The real models for sustainability

Based on my experience, here’s what actually works:

Model 1: Lessons + testing + active teaching. Build automated testing infrastructure from day one. Run tests continuously, not just when you make changes. Use lessons in actual courses or workshops. Budget for ongoing maintenance, not just creation. Example: earthdatascience.org reached 2M+ users annually because the content actually worked.

Model 2: Contribute to existing tested platforms. Don’t create alone

contribute to established projects. Leverage existing CI/CD infrastructure.

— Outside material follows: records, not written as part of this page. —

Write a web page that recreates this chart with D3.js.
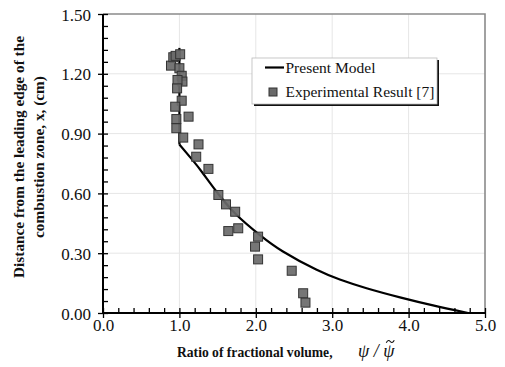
<!DOCTYPE html>
<html><head><meta charset="utf-8">
<script src="https://cdn.jsdelivr.net/npm/d3@7"></script>
<style>body{margin:0;background:#fff}svg{display:block}</style>
</head><body>
<svg id="c" width="505" height="367"></svg>
<script>
const expX = [0.89,0.92,0.95,1.01,1.00,1.03,1.04,0.975,0.97,1.03,0.945,1.12,0.96,0.96,1.05,1.25,1.22,1.38,1.51,1.61,1.73,1.64,1.77,2.03,1.99,2.03,2.47,2.62,2.65];
const expY = [1.241,1.283,1.290,1.298,1.228,1.190,1.161,1.169,1.127,1.065,1.035,0.985,0.973,0.927,0.880,0.846,0.784,0.723,0.592,0.545,0.508,0.411,0.425,0.383,0.333,0.269,0.212,0.099,0.052];
const modelX = [1.0,1.0,1.17,1.30,1.48,1.74,2.05,2.35,2.79,3.10,3.45,3.90,4.32,4.78];
const modelY = [1.33,0.845,0.768,0.705,0.612,0.495,0.392,0.310,0.218,0.168,0.124,0.077,0.038,0.0];
const xTicks = [0,1,2,3,4,5];
const xTickLabels = ["0.0","1.0","2.0","3.0","4.0","5.0"];
const yTicks = [0,0.3,0.6,0.9,1.2,1.5];
const yTickLabels = ["0.00","0.30","0.60","0.90","1.20","1.50"];

const svg = d3.select("#c");
const serif = "'Liberation Serif','Times New Roman',serif";
const x = d3.scaleLinear().domain([0,5]).range([103,485]);
const y = d3.scaleLinear().domain([0,1.5]).range([313,14]);

// grid
const g = svg.append("g");
g.selectAll("line.gx").data(xTicks.slice(1,5)).join("line")
  .attr("x1",d=>x(d)).attr("x2",d=>x(d)).attr("y1",y(0)).attr("y2",y(1.5))
  .attr("stroke","#e6e6e6").attr("stroke-width",1);
g.selectAll("line.gy").data(yTicks.slice(1,5)).join("line")
  .attr("y1",d=>y(d)).attr("y2",d=>y(d)).attr("x1",x(0)).attr("x2",x(5))
  .attr("stroke","#e6e6e6").attr("stroke-width",1);
// top & right frame
svg.append("path").attr("d",`M${x(0)},${y(1.5)}H${x(5)}V${y(0)}`)
  .attr("fill","none").attr("stroke","#8a8a8a").attr("stroke-width",1.6);

// minor ticks (inside)
svg.append("g").attr("transform",`translate(0,${y(0)})`)
  .call(d3.axisBottom(x).tickValues(d3.range(0,5.001,0.2)).tickSize(-5).tickFormat(""))
  .call(s=>{s.select(".domain").remove();s.selectAll("line").attr("stroke","#000").attr("stroke-width",1.3);});
svg.append("g").attr("transform",`translate(${x(0)},0)`)
  .call(d3.axisLeft(y).tickValues(d3.range(0,1.5001,0.06)).tickSize(-5).tickFormat(""))
  .call(s=>{s.select(".domain").remove();s.selectAll("line").attr("stroke","#000").attr("stroke-width",1.3);});

// major axes
const xa = svg.append("g").attr("transform",`translate(0,${y(0)})`)
  .call(d3.axisBottom(x).tickValues(xTicks).tickSize(5).tickPadding(1).tickFormat((d,i)=>xTickLabels[i]));
const ya = svg.append("g").attr("transform",`translate(${x(0)},0)`)
  .call(d3.axisLeft(y).tickValues(yTicks).tickSize(5).tickPadding(7).tickFormat((d,i)=>yTickLabels[i]));
[xa,ya].forEach(a=>{
  a.select(".domain").attr("stroke","#000").attr("stroke-width",2);
  a.selectAll(".tick line").attr("stroke","#000").attr("stroke-width",1.3);
  a.selectAll("text").attr("font-family",serif).attr("font-size",17).attr("fill","#111");
});
ya.selectAll(".tick text").attr("dy","0.36em");
xa.select(".domain").attr("d",`M${x(0)},0H${x(5)}`);
ya.select(".domain").attr("d",`M0,${y(0)}V${y(1.5)}`);

// model line
const pts = modelX.map((v,i)=>[v,modelY[i]]);
svg.append("path").datum(pts.slice(0,2))
  .attr("d",d3.line().x(d=>x(d[0])).y(d=>y(d[1])))
  .attr("fill","none").attr("stroke","#000").attr("stroke-width",2.2);
svg.append("path").datum(pts.slice(1))
  .attr("d",d3.line().curve(d3.curveNatural).x(d=>x(d[0])).y(d=>y(d[1])))
  .attr("fill","none").attr("stroke","#000").attr("stroke-width",2.2);

// experimental squares
const s = 9;
svg.append("g").selectAll("rect").data(expX.map((v,i)=>[v,expY[i]])).join("rect")
  .attr("x",d=>x(d[0])-s/2).attr("y",d=>y(d[1])-s/2).attr("width",s).attr("height",s)
  .attr("fill","#6a6a6a").attr("fill-opacity",0.92).attr("stroke","#333").attr("stroke-width",1);

// legend
const lg = svg.append("g");
lg.append("rect").attr("x",254).attr("y",60).attr("width",185).attr("height",46).attr("fill","#111");
lg.append("rect").attr("x",252).attr("y",58).attr("width",185).attr("height",46)
  .attr("fill","#fff").attr("stroke","#bbb").attr("stroke-width",0.8);
lg.append("line").attr("x1",265).attr("x2",284).attr("y1",67.5).attr("y2",67.5)
  .attr("stroke","#000").attr("stroke-width",2.2);
lg.append("text").attr("x",285.5).attr("y",73).text("Present Model")
  .attr("font-family",serif).attr("font-size",15.5).attr("fill","#111");
lg.append("rect").attr("x",269).attr("y",88).attr("width",8).attr("height",8)
  .attr("fill","#6a6a6a").attr("stroke","#333").attr("stroke-width",1);
lg.append("text").attr("x",285.5).attr("y",96.5).text("Experimental Result [7]")
  .attr("font-family",serif).attr("font-size",15.5).attr("fill","#111");

// axis titles
svg.append("text").attr("x",177).attr("y",357)
  .attr("font-family",serif).attr("font-size",13.6).attr("font-weight","bold").attr("fill","#111")
  .text("Ratio of fractional volume,");
const psi = svg.append("text").attr("x",358).attr("y",357)
  .attr("font-family",serif).attr("font-size",18).attr("font-style","italic").attr("fill","#111")
  .text("\u03C8 / \u03C8");
const node = psi.node();
const n = node.getNumberOfChars();
const st = node.getStartPositionOfChar(n-1).x, en = node.getEndPositionOfChar(n-1).x;
const cx = (st+en)/2 + 1.5, cy = 341.5;
// tilde accent drawn as a small wave
svg.append("path")
  .attr("d",`M${cx-4},${cy+1.2} C${cx-2.5},${cy-1.8} ${cx-1},${cy-1.2} ${cx},${cy} S${cx+2.5},${cy+1.8} ${cx+4},${cy-1.2}`)
  .attr("fill","none").attr("stroke","#111").attr("stroke-width",1.1);

const yt = svg.append("g").attr("font-family",serif).attr("font-size",15.3).attr("font-weight","bold").attr("fill","#111").attr("text-anchor","middle");
yt.append("text").attr("transform","translate(24,157) rotate(-90)").text("Distance from the leading edge of the");
yt.append("text").attr("transform","translate(44,157) rotate(-90)").text("combustion zone, x, (cm)");
</script>
</body></html>
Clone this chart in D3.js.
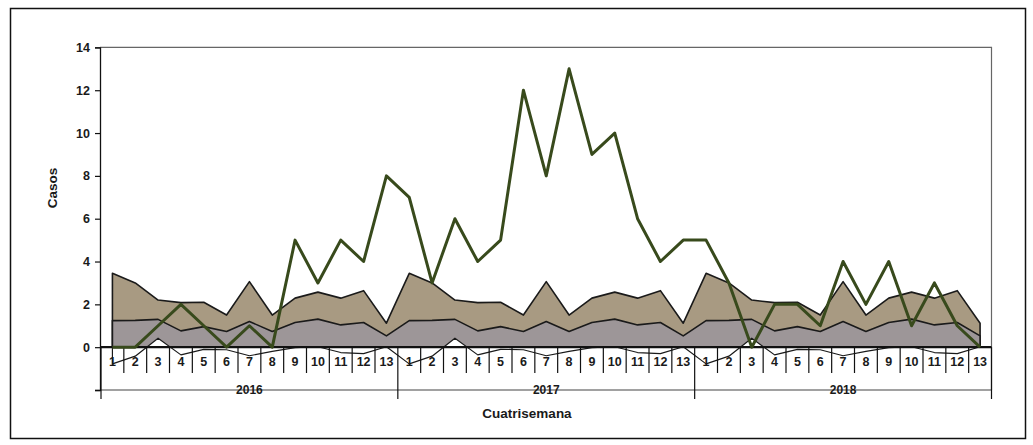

Model 3: Blog posts for point-in-time solutions. Share your current approach openly. Date it clearly. Don’t pretend it will stay current. Let search engines and users understand it’s a snapshot.

The bottom line

Open education resources are incredibly valuable for democratizing access to technical skills. But here’s what I learned after 15+ years:

Treat your lessons like software. Test them automatically and regularly - not just when you edit them. Maintain them as tools evolve (weekly, not yearly). Use them actively so you catch what breaks. Budget for the full lifecycle, not just creation.

The earthdatascience.org portal reached over 2 million unique users annually not because the content was perfect at launch, but because we built the infrastructure to keep it working over time - even as dependencies updated every week.

Publication is not the finish line - it’s the starting line.

If you can’t commit to testing and maintenance, you’re better off writing blog posts that honestly represent a moment in time rather than creating “educational resources” that will frustrate learners when they break.

Before you write that grant or start that tutorial series, build your CI/CD pipeline first. Your future users will thank you.

Note: Since writing this in 2022, generative AI has added another wrinkle to this conversation. AI can help maintain content, but it also accelerates how quickly “standard” approaches change. The maintenance challenge isn’t going away.